More problematic, in the absence of a well argued definition of truth from the analytic perspective, are the consequences of the 'marriage' between the two philosophical traditions -- continental and analytical. One is told where truth resides -- beyond justification (the goal of justification is to "discover a truth that exceeds all justifications" p. 40) - and how to access it -- by switching from discourse to action and thereby 'finding' certainties. The problem of reconciling the hermeneutic and the analytical traditions is not solved, but eliminated: a deflationist account of truth - 'truth is truth', so to speak -- prevents the hermeneutic tradition from having a 'terminus ad quem'. The issue of defining truth has further consequences for solving the problem of reference which, under the present circumstances, does not arise at all from an analytic point of view, although Habermas keeps a distinction between 'reference' and 'description', which may be a starting point for further analysis.
No credit goes for the black cloth used as cover - it may color your hands accordingly; therefore either keep the outer backcover (a green glossy paper, handsomly designed) when reading, or wait for the paperback -- yet, by all means, read the book if you are interested in issues of truth, reference, discourse, moral theory, political theory, and globalization!
REFERENCES
Brandom, W. (1994) Making it Explicit: Reasoning, Representing, and Discursive Commitment. Cambridge Mass.

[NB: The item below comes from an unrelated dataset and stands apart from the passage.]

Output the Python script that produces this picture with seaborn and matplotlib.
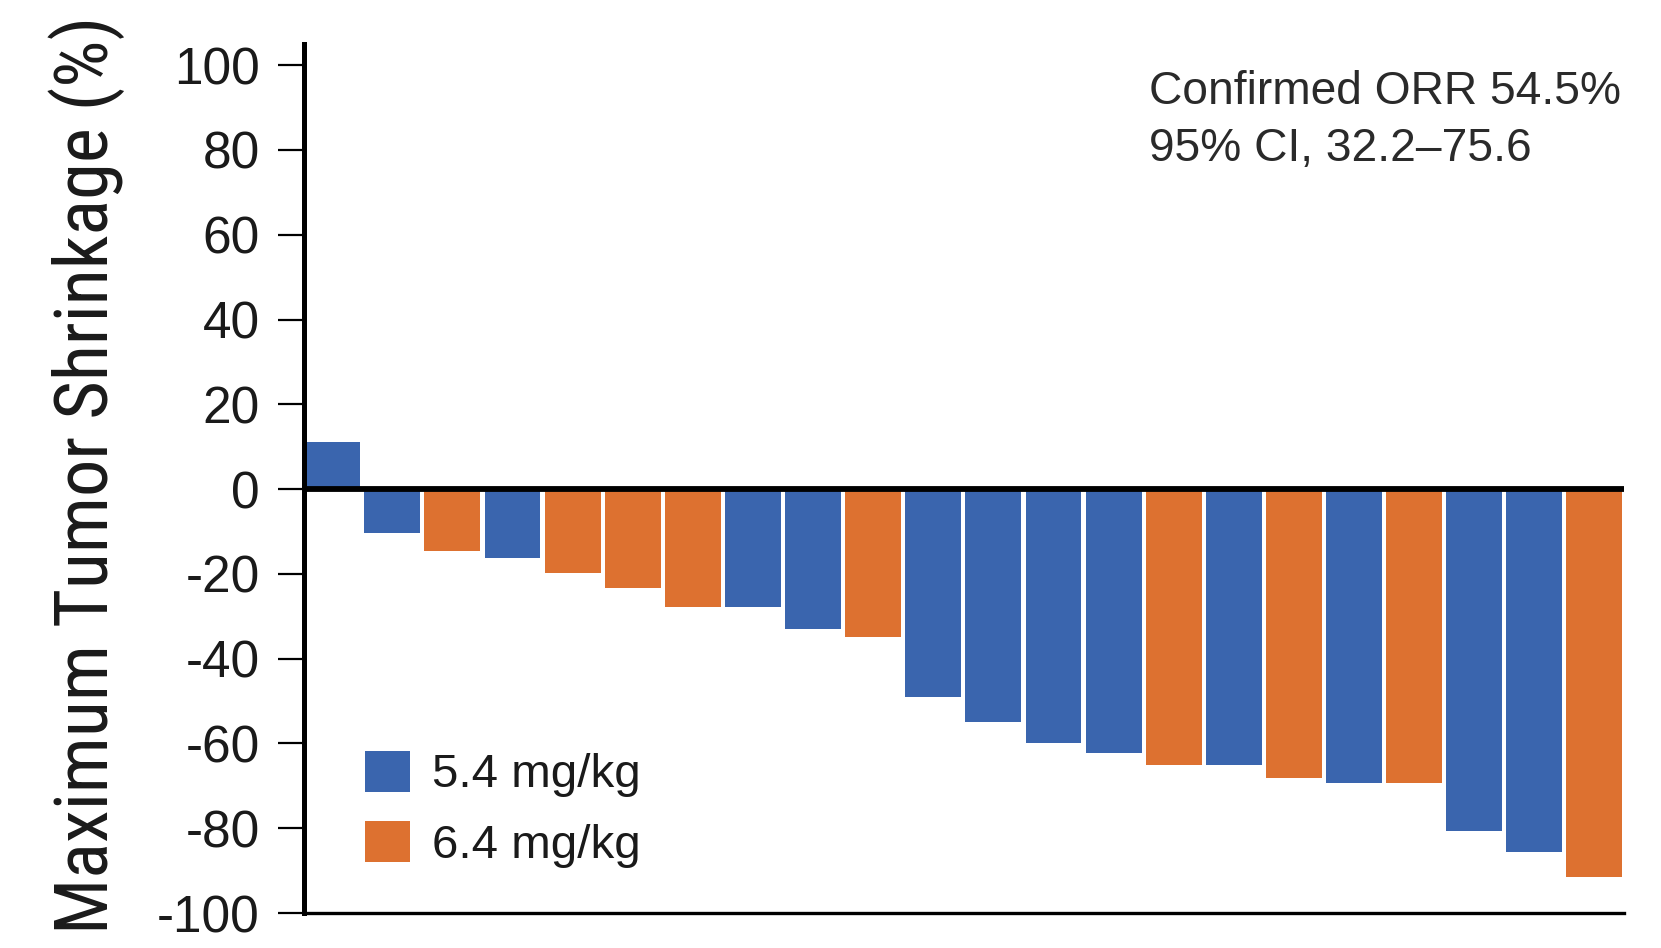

Davidson, D. (1984) Inquiries Into Truth and Interpretation, Oxford.
Dummett, M. (1993) The Origins of Analytical Philosophy, London.
Dummett, M. (1993) Truth and Meaning. The Seas of Language, Oxford, pp. 147-165.
Habermas, J. (1984) Wahrheitstheorien. Vorstudien und Ergaenzungen zur Theorie des kommunikativen Handelns, Frankfurt, pp. 127-183.
Habermas, J. (1984/1987) Theory of Communicative Action, trans. Thomas McCarthy, 2 vols, Boston.
Hegel, G.W.F. (1949) Phaenomenologie des Geistes, Leipzig. Kant, I. (1996) Critique of Pure Reason. trans. Werner S. Pluhar, Indianapolis.
Putnam, H. (1994) Dewey's Logic. Words and Life, Cambridge Mass., p. 214.
Putnam, H. (2001) Werte und Normen. Die Oeffentlichkheit der Vernunft und die4 Vernunft der Oeffentlichkeit, Ed. Lutz Wingert and Klaus Guenther, Frankfurt am Main, pp. 280- 313.